* Begin Provided material *

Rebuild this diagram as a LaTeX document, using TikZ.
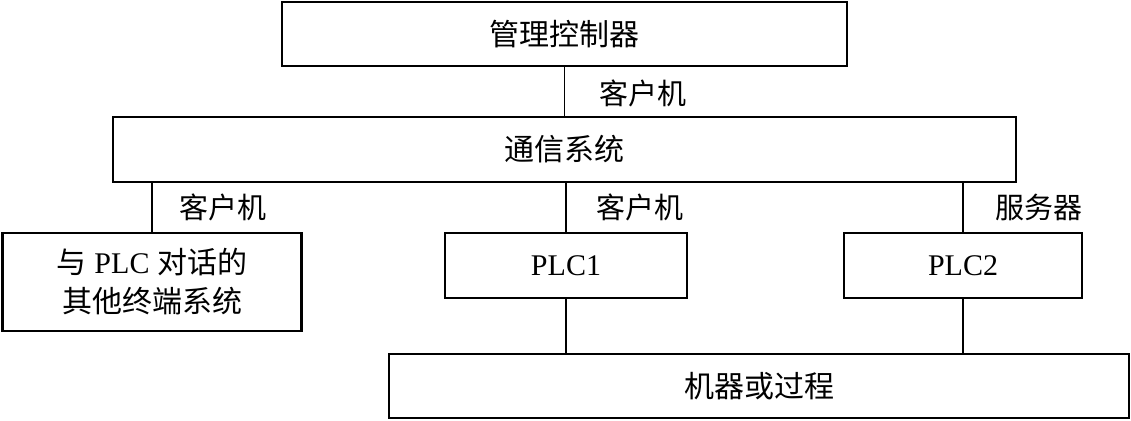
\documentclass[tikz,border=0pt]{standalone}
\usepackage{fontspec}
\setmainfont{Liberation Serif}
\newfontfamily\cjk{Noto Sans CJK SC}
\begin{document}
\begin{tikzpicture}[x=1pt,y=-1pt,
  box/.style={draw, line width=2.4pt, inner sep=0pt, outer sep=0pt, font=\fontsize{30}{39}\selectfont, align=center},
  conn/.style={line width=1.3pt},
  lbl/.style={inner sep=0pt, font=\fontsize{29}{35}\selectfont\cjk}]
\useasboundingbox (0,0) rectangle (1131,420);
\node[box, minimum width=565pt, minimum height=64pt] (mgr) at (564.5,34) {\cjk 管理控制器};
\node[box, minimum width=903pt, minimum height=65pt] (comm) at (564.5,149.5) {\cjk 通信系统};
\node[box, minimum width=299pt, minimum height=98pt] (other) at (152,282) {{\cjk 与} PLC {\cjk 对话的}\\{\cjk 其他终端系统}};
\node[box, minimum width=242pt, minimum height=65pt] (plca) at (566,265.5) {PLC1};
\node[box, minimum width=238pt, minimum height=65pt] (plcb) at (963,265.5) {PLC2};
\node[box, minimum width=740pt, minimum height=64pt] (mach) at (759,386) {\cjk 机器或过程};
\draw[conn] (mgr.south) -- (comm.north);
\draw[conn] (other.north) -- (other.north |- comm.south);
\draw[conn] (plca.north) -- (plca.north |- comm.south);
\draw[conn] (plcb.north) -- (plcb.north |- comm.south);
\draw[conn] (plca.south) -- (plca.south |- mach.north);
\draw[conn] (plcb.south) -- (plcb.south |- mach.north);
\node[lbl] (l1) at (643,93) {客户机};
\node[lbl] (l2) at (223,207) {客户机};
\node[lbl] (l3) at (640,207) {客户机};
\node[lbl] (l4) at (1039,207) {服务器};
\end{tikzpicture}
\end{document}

* End Provided material *

Problem details: In your copy, leave out the pictures and reproduce the material above exactly.

Response to the task:
Rebuild this diagram as a LaTeX document, using TikZ.
\documentclass[tikz,border=0pt]{standalone}
\usepackage{fontspec}
\setmainfont{Liberation Serif}
\newfontfamily\cjk{Noto Sans CJK SC}
\begin{document}
\begin{tikzpicture}[x=1pt,y=-1pt,
  box/.style={draw, line width=2.4pt, inner sep=0pt, outer sep=0pt, font=\fontsize{30}{39}\selectfont, align=center},
  conn/.style={line width=1.3pt},
  lbl/.style={inner sep=0pt, font=\fontsize{29}{35}\selectfont\cjk}]
\useasboundingbox (0,0) rectangle (1131,420);
\node[box, minimum width=565pt, minimum height=64pt] (mgr) at (564.5,34) {\cjk 管理控制器};
\node[box, minimum width=903pt, minimum height=65pt] (comm) at (564.5,149.5) {\cjk 通信系统};
\node[box, minimum width=299pt, minimum height=98pt] (other) at (152,282) {{\cjk 与} PLC {\cjk 对话的}\\{\cjk 其他终端系统}};
\node[box, minimum width=242pt, minimum height=65pt] (plca) at (566,265.5) {PLC1};
\node[box, minimum width=238pt, minimum height=65pt] (plcb) at (963,265.5) {PLC2};
\node[box, minimum width=740pt, minimum height=64pt] (mach) at (759,386) {\cjk 机器或过程};
\draw[conn] (mgr.south) -- (comm.north);
\draw[conn] (other.north) -- (other.north |- comm.south);
\draw[conn] (plca.north) -- (plca.north |- comm.south);
\draw[conn] (plcb.north) -- (plcb.north |- comm.south);
\draw[conn] (plca.south) -- (plca.south |- mach.north);
\draw[conn] (plcb.south) -- (plcb.south |- mach.north);
\node[lbl] (l1) at (643,93) {客户机};
\node[lbl] (l2) at (223,207) {客户机};
\node[lbl] (l3) at (640,207) {客户机};
\node[lbl] (l4) at (1039,207) {服务器};
\end{tikzpicture}
\end{document}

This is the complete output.